» **What is required**: Set down the material once more, exactly as it appears.

» **Material provided**:
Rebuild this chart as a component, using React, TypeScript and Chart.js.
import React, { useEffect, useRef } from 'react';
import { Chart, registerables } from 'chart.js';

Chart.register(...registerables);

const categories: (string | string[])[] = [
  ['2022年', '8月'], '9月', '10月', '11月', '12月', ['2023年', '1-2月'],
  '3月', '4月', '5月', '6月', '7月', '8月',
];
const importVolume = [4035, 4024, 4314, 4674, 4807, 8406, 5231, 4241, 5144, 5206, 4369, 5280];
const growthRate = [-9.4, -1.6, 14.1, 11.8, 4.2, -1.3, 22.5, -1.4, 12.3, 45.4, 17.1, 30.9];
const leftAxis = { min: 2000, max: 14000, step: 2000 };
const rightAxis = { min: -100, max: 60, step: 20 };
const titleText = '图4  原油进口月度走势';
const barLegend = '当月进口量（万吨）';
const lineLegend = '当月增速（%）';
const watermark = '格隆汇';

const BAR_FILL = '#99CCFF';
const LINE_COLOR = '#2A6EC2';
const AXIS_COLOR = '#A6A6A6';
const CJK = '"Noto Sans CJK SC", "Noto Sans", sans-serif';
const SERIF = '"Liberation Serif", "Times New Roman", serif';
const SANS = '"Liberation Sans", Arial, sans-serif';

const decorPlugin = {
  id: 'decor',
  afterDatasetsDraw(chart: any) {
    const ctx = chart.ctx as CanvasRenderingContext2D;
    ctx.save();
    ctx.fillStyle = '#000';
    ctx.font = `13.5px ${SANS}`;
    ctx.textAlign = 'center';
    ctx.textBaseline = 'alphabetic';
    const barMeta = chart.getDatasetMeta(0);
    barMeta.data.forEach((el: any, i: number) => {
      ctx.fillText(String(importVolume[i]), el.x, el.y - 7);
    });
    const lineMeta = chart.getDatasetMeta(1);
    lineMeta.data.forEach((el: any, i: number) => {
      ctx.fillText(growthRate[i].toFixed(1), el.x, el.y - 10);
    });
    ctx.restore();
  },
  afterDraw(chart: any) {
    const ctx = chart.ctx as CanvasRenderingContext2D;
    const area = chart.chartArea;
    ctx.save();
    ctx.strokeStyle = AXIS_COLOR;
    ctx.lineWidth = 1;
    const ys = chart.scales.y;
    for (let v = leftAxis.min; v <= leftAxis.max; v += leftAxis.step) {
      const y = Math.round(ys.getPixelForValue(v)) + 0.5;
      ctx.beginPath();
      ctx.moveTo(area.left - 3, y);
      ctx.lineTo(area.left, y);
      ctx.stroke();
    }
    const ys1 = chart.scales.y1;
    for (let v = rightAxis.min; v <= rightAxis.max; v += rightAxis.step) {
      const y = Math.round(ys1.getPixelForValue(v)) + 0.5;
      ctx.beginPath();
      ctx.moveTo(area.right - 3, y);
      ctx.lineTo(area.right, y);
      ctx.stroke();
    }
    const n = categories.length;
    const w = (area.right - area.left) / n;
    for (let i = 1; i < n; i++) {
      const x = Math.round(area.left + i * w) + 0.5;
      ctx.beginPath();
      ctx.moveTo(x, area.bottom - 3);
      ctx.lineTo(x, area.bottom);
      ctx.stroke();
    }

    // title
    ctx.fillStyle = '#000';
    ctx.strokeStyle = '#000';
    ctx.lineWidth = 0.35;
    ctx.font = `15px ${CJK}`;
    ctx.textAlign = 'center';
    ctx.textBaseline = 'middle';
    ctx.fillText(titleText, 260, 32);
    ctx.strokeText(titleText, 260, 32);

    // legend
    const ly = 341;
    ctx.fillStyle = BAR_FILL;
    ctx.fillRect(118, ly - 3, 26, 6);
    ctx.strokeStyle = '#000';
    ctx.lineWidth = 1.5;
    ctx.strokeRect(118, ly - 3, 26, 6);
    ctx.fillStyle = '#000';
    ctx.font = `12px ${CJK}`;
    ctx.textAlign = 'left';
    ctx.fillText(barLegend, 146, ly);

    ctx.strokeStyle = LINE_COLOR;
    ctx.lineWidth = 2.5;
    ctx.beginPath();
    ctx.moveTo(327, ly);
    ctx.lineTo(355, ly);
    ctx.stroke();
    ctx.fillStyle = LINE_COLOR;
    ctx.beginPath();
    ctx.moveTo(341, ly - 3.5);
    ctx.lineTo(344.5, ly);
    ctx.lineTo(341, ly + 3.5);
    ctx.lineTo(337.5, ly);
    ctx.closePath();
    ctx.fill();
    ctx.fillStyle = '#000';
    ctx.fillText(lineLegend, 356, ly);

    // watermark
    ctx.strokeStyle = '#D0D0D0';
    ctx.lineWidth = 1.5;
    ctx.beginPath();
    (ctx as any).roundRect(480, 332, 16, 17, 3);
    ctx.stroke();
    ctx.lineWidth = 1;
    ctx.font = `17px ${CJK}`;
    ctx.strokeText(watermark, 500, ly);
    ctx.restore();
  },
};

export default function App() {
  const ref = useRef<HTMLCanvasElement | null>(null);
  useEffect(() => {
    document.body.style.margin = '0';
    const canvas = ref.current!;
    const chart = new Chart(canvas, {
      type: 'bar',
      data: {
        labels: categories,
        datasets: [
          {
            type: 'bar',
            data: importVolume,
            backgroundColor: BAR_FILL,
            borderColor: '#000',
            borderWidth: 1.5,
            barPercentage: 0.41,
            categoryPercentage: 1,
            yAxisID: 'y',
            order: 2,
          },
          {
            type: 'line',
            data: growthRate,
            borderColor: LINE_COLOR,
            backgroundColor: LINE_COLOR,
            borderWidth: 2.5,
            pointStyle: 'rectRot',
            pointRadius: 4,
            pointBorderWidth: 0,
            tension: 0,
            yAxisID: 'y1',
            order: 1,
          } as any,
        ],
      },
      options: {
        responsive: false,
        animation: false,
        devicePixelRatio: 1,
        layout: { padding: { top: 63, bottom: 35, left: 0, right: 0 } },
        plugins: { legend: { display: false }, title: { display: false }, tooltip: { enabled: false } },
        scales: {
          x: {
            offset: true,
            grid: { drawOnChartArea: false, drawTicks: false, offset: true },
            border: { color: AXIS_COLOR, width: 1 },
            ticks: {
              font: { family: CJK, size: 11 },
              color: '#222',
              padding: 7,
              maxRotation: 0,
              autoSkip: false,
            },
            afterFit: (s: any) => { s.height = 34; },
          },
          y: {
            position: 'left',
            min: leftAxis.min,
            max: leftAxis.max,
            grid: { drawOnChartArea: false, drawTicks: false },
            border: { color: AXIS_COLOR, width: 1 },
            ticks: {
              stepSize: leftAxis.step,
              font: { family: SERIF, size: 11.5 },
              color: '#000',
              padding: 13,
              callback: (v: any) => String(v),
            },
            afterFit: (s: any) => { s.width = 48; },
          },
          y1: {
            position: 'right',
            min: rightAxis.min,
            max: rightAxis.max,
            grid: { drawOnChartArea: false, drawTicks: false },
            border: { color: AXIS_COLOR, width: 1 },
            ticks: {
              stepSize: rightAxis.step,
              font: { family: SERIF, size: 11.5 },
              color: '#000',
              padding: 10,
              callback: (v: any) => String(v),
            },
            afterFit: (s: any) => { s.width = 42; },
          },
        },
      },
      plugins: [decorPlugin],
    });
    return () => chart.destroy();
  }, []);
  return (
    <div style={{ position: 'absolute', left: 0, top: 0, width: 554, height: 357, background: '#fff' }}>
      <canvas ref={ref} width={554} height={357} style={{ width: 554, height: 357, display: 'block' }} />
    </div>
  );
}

» **The response**:
Rebuild this chart as a component, using React, TypeScript and Chart.js.
import React, { useEffect, useRef } from 'react';
import { Chart, registerables } from 'chart.js';

Chart.register(...registerables);

const categories: (string | string[])[] = [
  ['2022年', '8月'], '9月', '10月', '11月', '12月', ['2023年', '1-2月'],
  '3月', '4月', '5月', '6月', '7月', '8月',
];
const importVolume = [4035, 4024, 4314, 4674, 4807, 8406, 5231, 4241, 5144, 5206, 4369, 5280];
const growthRate = [-9.4, -1.6, 14.1, 11.8, 4.2, -1.3, 22.5, -1.4, 12.3, 45.4, 17.1, 30.9];
const leftAxis = { min: 2000, max: 14000, step: 2000 };
const rightAxis = { min: -100, max: 60, step: 20 };
const titleText = '图4  原油进口月度走势';
const barLegend = '当月进口量（万吨）';
const lineLegend = '当月增速（%）';
const watermark = '格隆汇';

const BAR_FILL = '#99CCFF';
const LINE_COLOR = '#2A6EC2';
const AXIS_COLOR = '#A6A6A6';
const CJK = '"Noto Sans CJK SC", "Noto Sans", sans-serif';
const SERIF = '"Liberation Serif", "Times New Roman", serif';
const SANS = '"Liberation Sans", Arial, sans-serif';

const decorPlugin = {
  id: 'decor',
  afterDatasetsDraw(chart: any) {
    const ctx = chart.ctx as CanvasRenderingContext2D;
    ctx.save();
    ctx.fillStyle = '#000';
    ctx.font = `13.5px ${SANS}`;
    ctx.textAlign = 'center';
    ctx.textBaseline = 'alphabetic';
    const barMeta = chart.getDatasetMeta(0);
    barMeta.data.forEach((el: any, i: number) => {
      ctx.fillText(String(importVolume[i]), el.x, el.y - 7);
    });
    const lineMeta = chart.getDatasetMeta(1);
    lineMeta.data.forEach((el: any, i: number) => {
      ctx.fillText(growthRate[i].toFixed(1), el.x, el.y - 10);
    });
    ctx.restore();
  },
  afterDraw(chart: any) {
    const ctx = chart.ctx as CanvasRenderingContext2D;
    const area = chart.chartArea;
    ctx.save();
    ctx.strokeStyle = AXIS_COLOR;
    ctx.lineWidth = 1;
    const ys = chart.scales.y;
    for (let v = leftAxis.min; v <= leftAxis.max; v += leftAxis.step) {
      const y = Math.round(ys.getPixelForValue(v)) + 0.5;
      ctx.beginPath();
      ctx.moveTo(area.left - 3, y);
      ctx.lineTo(area.left, y);
      ctx.stroke();
    }
    const ys1 = chart.scales.y1;
    for (let v = rightAxis.min; v <= rightAxis.max; v += rightAxis.step) {
      const y = Math.round(ys1.getPixelForValue(v)) + 0.5;
      ctx.beginPath();
      ctx.moveTo(area.right - 3, y);
      ctx.lineTo(area.right, y);
      ctx.stroke();
    }
    const n = categories.length;
    const w = (area.right - area.left) / n;
    for (let i = 1; i < n; i++) {
      const x = Math.round(area.left + i * w) + 0.5;
      ctx.beginPath();
      ctx.moveTo(x, area.bottom - 3);
      ctx.lineTo(x, area.bottom);
      ctx.stroke();
    }

    // title
    ctx.fillStyle = '#000';
    ctx.strokeStyle = '#000';
    ctx.lineWidth = 0.35;
    ctx.font = `15px ${CJK}`;
    ctx.textAlign = 'center';
    ctx.textBaseline = 'middle';
    ctx.fillText(titleText, 260, 32);
    ctx.strokeText(titleText, 260, 32);

    // legend
    const ly = 341;
    ctx.fillStyle = BAR_FILL;
    ctx.fillRect(118, ly - 3, 26, 6);
    ctx.strokeStyle = '#000';
    ctx.lineWidth = 1.5;
    ctx.strokeRect(118, ly - 3, 26, 6);
    ctx.fillStyle = '#000';
    ctx.font = `12px ${CJK}`;
    ctx.textAlign = 'left';
    ctx.fillText(barLegend, 146, ly);

    ctx.strokeStyle = LINE_COLOR;
    ctx.lineWidth = 2.5;
    ctx.beginPath();
    ctx.moveTo(327, ly);
    ctx.lineTo(355, ly);
    ctx.stroke();
    ctx.fillStyle = LINE_COLOR;
    ctx.beginPath();
    ctx.moveTo(341, ly - 3.5);
    ctx.lineTo(344.5, ly);
    ctx.lineTo(341, ly + 3.5);
    ctx.lineTo(337.5, ly);
    ctx.closePath();
    ctx.fill();
    ctx.fillStyle = '#000';
    ctx.fillText(lineLegend, 356, ly);

    // watermark
    ctx.strokeStyle = '#D0D0D0';
    ctx.lineWidth = 1.5;
    ctx.beginPath();
    (ctx as any).roundRect(480, 332, 16, 17, 3);
    ctx.stroke();
    ctx.lineWidth = 1;
    ctx.font = `17px ${CJK}`;
    ctx.strokeText(watermark, 500, ly);
    ctx.restore();
  },
};

export default function App() {
  const ref = useRef<HTMLCanvasElement | null>(null);
  useEffect(() => {
    document.body.style.margin = '0';
    const canvas = ref.current!;
    const chart = new Chart(canvas, {
      type: 'bar',
      data: {
        labels: categories,
        datasets: [
          {
            type: 'bar',
            data: importVolume,
            backgroundColor: BAR_FILL,
            borderColor: '#000',
            borderWidth: 1.5,
            barPercentage: 0.41,
            categoryPercentage: 1,
            yAxisID: 'y',
            order: 2,
          },
          {
            type: 'line',
            data: growthRate,
            borderColor: LINE_COLOR,
            backgroundColor: LINE_COLOR,
            borderWidth: 2.5,
            pointStyle: 'rectRot',
            pointRadius: 4,
            pointBorderWidth: 0,
            tension: 0,
            yAxisID: 'y1',
            order: 1,
          } as any,
        ],
      },
      options: {
        responsive: false,
        animation: false,
        devicePixelRatio: 1,
        layout: { padding: { top: 63, bottom: 35, left: 0, right: 0 } },
        plugins: { legend: { display: false }, title: { display: false }, tooltip: { enabled: false } },
        scales: {
          x: {
            offset: true,
            grid: { drawOnChartArea: false, drawTicks: false, offset: true },
            border: { color: AXIS_COLOR, width: 1 },
            ticks: {
              font: { family: CJK, size: 11 },
              color: '#222',
              padding: 7,
              maxRotation: 0,
              autoSkip: false,
            },
            afterFit: (s: any) => { s.height = 34; },
          },
          y: {
            position: 'left',
            min: leftAxis.min,
            max: leftAxis.max,
            grid: { drawOnChartArea: false, drawTicks: false },
            border: { color: AXIS_COLOR, width: 1 },
            ticks: {
              stepSize: leftAxis.step,
              font: { family: SERIF, size: 11.5 },
              color: '#000',
              padding: 13,
              callback: (v: any) => String(v),
            },
            afterFit: (s: any) => { s.width = 48; },
          },
          y1: {
            position: 'right',
            min: rightAxis.min,
            max: rightAxis.max,
            grid: { drawOnChartArea: false, drawTicks: false },
            border: { color: AXIS_COLOR, width: 1 },
            ticks: {
              stepSize: rightAxis.step,
              font: { family: SERIF, size: 11.5 },
              color: '#000',
              padding: 10,
              callback: (v: any) => String(v),
            },
            afterFit: (s: any) => { s.width = 42; },
          },
        },
      },
      plugins: [decorPlugin],
    });
    return () => chart.destroy();
  }, []);
  return (
    <div style={{ position: 'absolute', left: 0, top: 0, width: 554, height: 357, background: '#fff' }}>
      <canvas ref={ref} width={554} height={357} style={{ width: 554, height: 357, display: 'block' }} />
    </div>
  );
}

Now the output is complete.